Review: This film is simply the greatest masterpiece EVER of surrealist cinema. Among the admirers of this great work of art are Picasso, Jung, Dali.

The film raises the question: What is beauty?

The answer suggested is the artist's eternal response -- beauty is inseparable from the imagination of its proponent and its recipient, which makes it a moral as well as an aesthetic quality. Hence, the three sources of the Beast's magic power in the movie: the rose (his love), the mirror (the "canvas" of the screen/camera), and the white horse (the imagination that transports the creative artist and audience members to an alternate reality -- which is the work of art).

In the end, the "Beast" is not only the most truly beautiful character of all, but the determining power in this cinematic world, for his magic is the total power of the imagination. The film director, then, plays the same role for the audience as the "Beast" does for "Beauty." The role of "Beauty" is, in fact, played by the viewer of this film. The viewer is seduced by the director's dreams and images that he or she is asked to share -- and thereby, to alter, as the darkened cinema becomes the Beast's enchanted castle.

This movie was the inspiration for Disney's less successful animated effort. Don't miss it.

Rating: 5 stars
Summary: Once upon our time...
Review: This film immediately captured my attention with the written comments at the beginning of the film. Director Jean Cocteau begins this story by explaining why he wanted to make this film. He talks about the passion behind the picture and all the social unrest at the time. He ends this written dialogue with a comment that will forever remain in my mind. He says, "...and now, we begin our story with a phrase that is like a time machine for children: Once Upon a Time..." This just sent chills down my spine. Why? Because, although he is addressing children, I feel that it is really a phrase meant for all of us. It is used to bring the child out in all of us, to show us that we do not need to be 4 or 5 to fully understand the themes of this film ... we are meant to just sit back and let the film take us to another mythological time.

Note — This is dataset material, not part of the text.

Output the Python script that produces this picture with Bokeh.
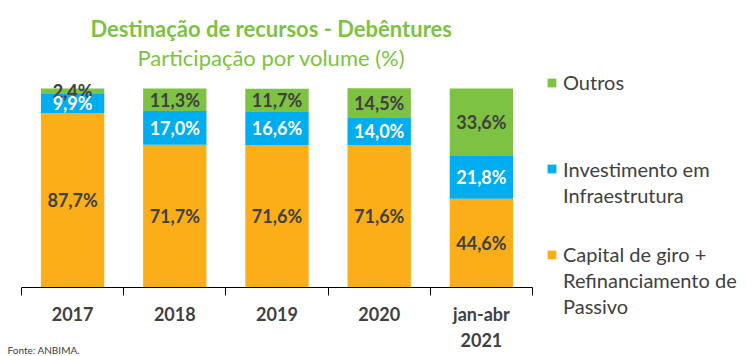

The amazing set design also impressed me about this film. Again, without the modern conveniences of today's cinema, Cocteau had to improvise. This was hard for him to do. Not only were there huge budgetary issues (since it was the end of WWII and France was about to be demolished), but also he was racing against an impending war. Fear was deep in the hearts of the French after WWII, and what a better way to rally your people then with a story about love found in the darkest of places.

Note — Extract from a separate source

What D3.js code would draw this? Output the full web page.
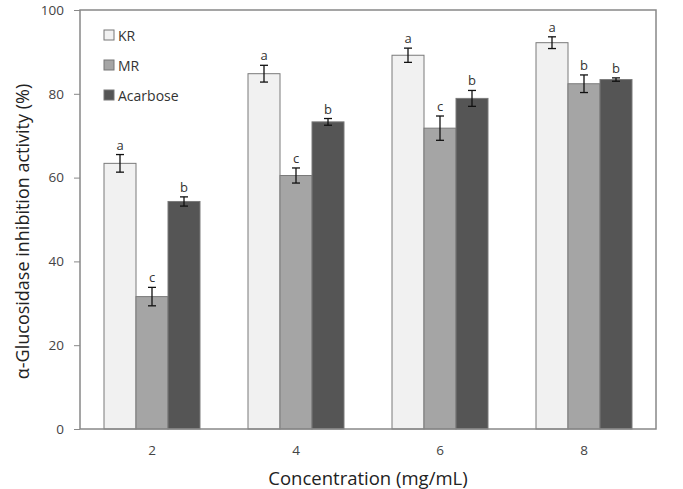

This film also made me very sad. I am sometimes disgusted with the way that Disney ... for lack of a better word ... Disney-fies their fairy tales. I think after watching this masterpiece I will have trouble ever being able to go back to the computer generated "Song as Old as Time" version that Disney plastered their trademark to. Never have I been so impressed with black and white cinematography as I have been with this film. The actress that plays Belle, Josette Day, steals the camera every time it is on her. She looks so radiant with the black and white that to see a colorized version of this film would completely do it injustice. The power and emotion that comes between Belle and the Beast feels so true. Cocteau has somehow grabbed the true feeling of two people that are complete opposites that seem to find true love in the coldest of places. I would be one of those reviewers that believes that if this film were released today, it would still pull the audiences in as it did the first time. Only proving that it was made well before it's time, it shows so many of the characteristics of the modern day movie. Even the special effects seem perfect for this film. Even with budget being sub-par, we are able to get a true feeling that this Beast is one of the magical kind.

Oh, this film was superb. I would have to say that it is the best adaptation of a fairy tale that I have seen today. Definitely my best 40s film (made in 1946), and possibly the best telling of Beauty and the Beast EVER!!